In order to make the most out of these situations you need players across the back line who are capable of performing progressive actions, and Aaron Ramsdale does exactly that, with an inch perfect long pass for Martinelli to latch onto. Because he’s operating on that last line, being utilised as a touchline winger, he is pushing that Manchester City back four deeper which is opening up spaces between the lines for Lacazette, Ødegaard and Saka to explore, so Arsenal’s structure in terms of their 2-3-2-3 shape has given them the opportunity to gain positional superiority.

It’s also worth mentioning how this is an example of qualitative superiority, because of how Martinelli has found himself in a 1v1 situation against Cancelo – a player who is excellent on the ball but has clear weaknesses without it, particularly in terms of defending in isolation. Martinelli is a player who’s capable of creating with very little service and he certainly has the better of his man in this scenario – he drives inside, plays the ball to Lacazette who then plays to Ødegaard and he is brought down in the box – but Arsenal don’t receive a penalty.

Notice how in this sequence Arsenal demonstrate a number of superiorities and how they are able to create a very good opportunity against an elite team.

There are two other forms of advantages as well that aren’t really spoken about a lot but I believe are also very important and that is dynamic superiority and co-operative superiority…”

You can find more of Rohan’s articles here, and you can hear about dynamic and co-operative superiorities in some bonus content which can be found here.

So, why should you care?

“Everybody is a genius. But if you judge a fish by its ability to climb a tree, it will live its whole life believing that it is stupid.” – Albert Einstein

Some people just won’t care about any of this, have stopped reading, and that’s absolutely fine. Go watch the football, have a pint, and enjoy your weekend — life’s too short, and it’s possibly the most healthy way of looking at this sport for what it is; entertainment. But if you’re reading articles and watching analysis videos in your spare time, it’s likely you’re looking for more of a deeper connection.

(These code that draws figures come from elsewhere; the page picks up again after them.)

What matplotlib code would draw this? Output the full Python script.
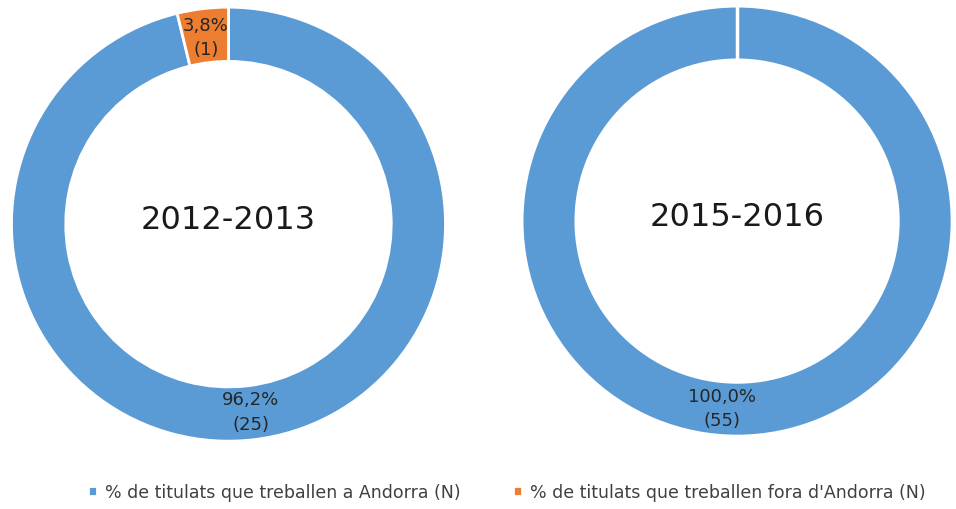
import matplotlib.pyplot as plt

years = ['2012-2013', '2015-2016']
pct_andorra = [96.2, 100.0]
pct_fora = [3.8, 0.0]
n_andorra = [25, 55]
n_fora = [1, 0]
legend_labels = ['% de titulats que treballen a Andorra (N)',
                 "% de titulats que treballen fora d'Andorra (N)"]
colors = ['#5B9BD5', '#ED7D31']

fig = plt.figure(figsize=(9.56, 5.1), dpi=100)
boxes = [[0.012, 0.133, 0.454, 0.851], [0.546, 0.143, 0.450, 0.843]]


def fmt(p, n):
    return '{:.1f}%\n({})'.format(p, n).replace('.', ',')


wedges_all = None
for i, year in enumerate(years):
    ax = fig.add_axes(boxes[i])
    vals = [pct_andorra[i], pct_fora[i]]
    labs = [fmt(pct_andorra[i], n_andorra[i]), fmt(pct_fora[i], n_fora[i])]
    keep = [k for k in range(2) if vals[k] > 0]
    wedges, texts = ax.pie([vals[k] for k in keep],
                           labels=[labs[k] for k in keep],
                           colors=[colors[k] for k in keep],
                           startangle=90, counterclock=False,
                           radius=1, labeldistance=0.87,
                           wedgeprops=dict(width=0.25, edgecolor='white', linewidth=2))
    for t in texts:
        t.set_ha('center')
        t.set_va('center')
        t.set_fontsize(13)
        t.set_color('#262626')
        t.set_linespacing(1.45)
    if len(keep) == 1:
        ax.plot([0, 0], [0.75, 1.0], color='white', lw=2.5)
        texts[0].set_x(texts[0].get_position()[0] - 0.07)
    ax.text(0, 0.02, year, ha='center', va='center', fontsize=23, color='#1a1a1a')
    ax.set_xlim(-1.0, 1.0)
    ax.set_ylim(-1.0, 1.0)
    ax.set_aspect('equal')
    ax.axis('off')
    if i == 0:
        wedges_all = wedges

fig.legend(wedges_all, legend_labels, loc='center', bbox_to_anchor=(0.53, 0.033),
           ncol=2, frameon=False, fontsize=12.5, handlelength=0.55, handleheight=0.55,
           handletextpad=0.45, columnspacing=3.0, labelcolor='#404040')

fig.savefig('out.png', dpi=100)
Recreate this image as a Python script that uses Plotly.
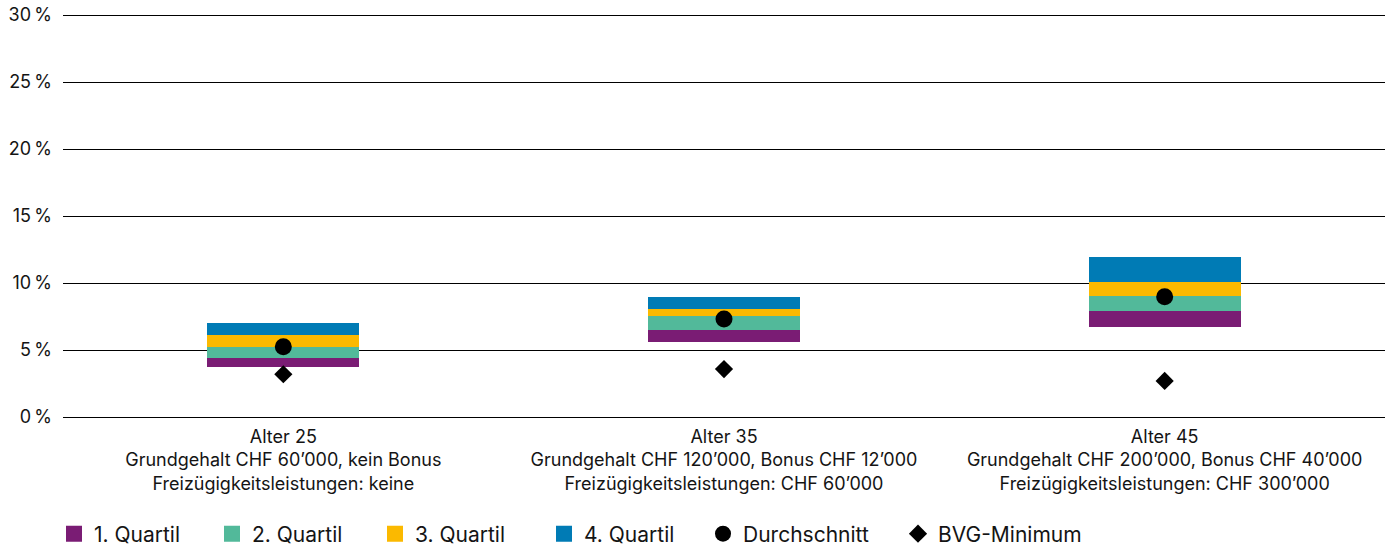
import plotly.graph_objects as go

categories = [
    "Alter 25<br>Grundgehalt CHF 60’000, kein Bonus<br>Freizügigkeitsleistungen: keine",
    "Alter 35<br>Grundgehalt CHF 120’000, Bonus CHF 12’000<br>Freizügigkeitsleistungen: CHF 60’000",
    "Alter 45<br>Grundgehalt CHF 200’000, Bonus CHF 40’000<br>Freizügigkeitsleistungen: CHF 300’000",
]
# quartile boundaries (percent)
q_min = [3.75, 5.62, 6.74]
q1_top = [4.40, 6.49, 7.91]
q2_top = [5.20, 7.54, 9.03]
q3_top = [6.12, 8.06, 10.07]
q4_top = [7.04, 8.96, 11.94]
durchschnitt = [5.25, 7.31, 8.98]
bvg_minimum = [3.19, 3.58, 2.69]

y_tick_values = [0, 5, 10, 15, 20, 25, 30]
y_tick_labels = ["0\u2009%", "5\u2009%", "10\u2009%", "15\u2009%", "20\u2009%", "25\u2009%", "30\u2009%"]

series_names = ["1. Quartil", "2. Quartil", "3. Quartil", "4. Quartil"]
colors = ["#7A1C74", "#52B99A", "#FBB900", "#007BB5"]

bounds = [q_min, q1_top, q2_top, q3_top, q4_top]

FONT = "Inter"
TXT = "#141414"
fig = go.Figure()

# invisible base
fig.add_trace(go.Bar(x=categories, y=q_min,
                     marker=dict(color="rgba(0,0,0,0)", line=dict(width=0, color="rgba(0,0,0,0)")),
                     showlegend=False, hoverinfo="skip"))
for i, (name, col) in enumerate(zip(series_names, colors)):
    heights = [t - b for t, b in zip(bounds[i + 1], bounds[i])]
    fig.add_trace(go.Bar(x=categories, y=heights, name=name,
                         marker=dict(color=col, line=dict(width=0)),
                         showlegend=False, hoverinfo="skip"))

# legend positions (container px of symbol centre)
legend_ids = ["legend", "legend2", "legend3", "legend4", "legend5", "legend6"]
legend_centers = [74, 232, 395, 564, 723, 918]

for k, (name, col) in enumerate(zip(series_names, colors)):
    fig.add_trace(go.Scatter(x=[None], y=[None], mode="markers", name=name, legend=legend_ids[k],
                             marker=dict(symbol="square", size=16, color=col)))

fig.add_trace(go.Scatter(x=categories, y=durchschnitt, mode="markers", name="Durchschnitt",
                         legend=legend_ids[4], hoverinfo="skip",
                         marker=dict(symbol="circle", size=17, color="black")))
fig.add_trace(go.Scatter(x=categories, y=bvg_minimum, mode="markers", name="BVG-Minimum",
                         legend=legend_ids[5], hoverinfo="skip",
                         marker=dict(symbol="diamond", size=14, color="black")))

W, H = 1394, 547
legend_layouts = {}
for lid, cx in zip(legend_ids, legend_centers):
    legend_layouts[lid] = dict(
        orientation="h", xref="container", yref="container",
        x=(cx - 20) / W, xanchor="left", y=1 - 534 / H, yanchor="middle",
        font=dict(size=21, family=FONT, color=TXT), itemwidth=30,
        bgcolor="rgba(0,0,0,0)", borderwidth=0,
    )

fig.update_layout(
    width=W, height=H,
    margin=dict(l=63, r=9, t=14, b=130),
    plot_bgcolor="white", paper_bgcolor="white",
    barmode="stack", bargap=0.655,
    font=dict(family=FONT, color=TXT),
    **legend_layouts,
)
fig.update_yaxes(range=[0, 30.08], tickmode="array", tickvals=y_tick_values, ticktext=y_tick_labels,
                 showgrid=True, gridcolor="black",
                 gridwidth=1, zeroline=True, zerolinecolor="black", zerolinewidth=1, showline=False,
                 ticks="", tickfont=dict(size=18, family=FONT, color=TXT), ticklabelstandoff=10,
                 automargin=False, fixedrange=True)
fig.update_xaxes(showgrid=False, showline=False, ticks="", tickfont=dict(size=18, family=FONT, color=TXT),
                 ticklabelstandoff=7, automargin=False, fixedrange=True)

fig.write_html("out.html")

The critical, observing eye in Einstein’s analogy applies a set of parameters of judgment to the fish’s abilities that are not suitable or fair, thus creating a negative and inaccurate effect on the fish — but crucially warping their perception of the fish’s abilities and decreasing their analytical acuity.

If that observing eye could see what the fish’s abilities are; what it is attempting to do, how it is trying to do it, applying a fairer set of parameters of assessment: then the observer gains insight and better understands what it is watching.

Removing the analogy, if you understand more and more dimensions about what Mikel and the team are at least trying to do, from as many angles as you can (tactically, business-wise, financially, structurally, coaching-wise, development-wise) you can see why we lost the game or why that transfer worked out that way or what the strategy is with this player or the other. You can spot patterns, see the competitive landscape better and even better predict how your beloved football club will do over the coming weeks, months and years.

The fish is probably feeling better too, now people aren’t expecting it to climb a tree. It can perform better. Bless the fish.

That, to me, is why I think the more invested fan should care about this stuff — in my opinion, it’s clarifying. And like anything in life, the more you understand the complexities of something, in a way, the more beautiful it gets.

I in no way pretend I understand everything about this, nor that I am finished in my learning and understanding of the game from any perspective. Not even close. 

In Dr Carol S. Dweck’s million-copy bestselling book “Mindset”, she uses the framing device of two types of mindsets. A fixed mindset, the idea that one is fixed and unchangeable in terms of discovery of self and the world; and a growth mindset, the opposite. Adopting the latter in relation to football, being open to discovery, change, new information, as hard as that can be sometimes, to my mind, makes the game far, far more enjoyable.

And in the end, that’s got to be worth something.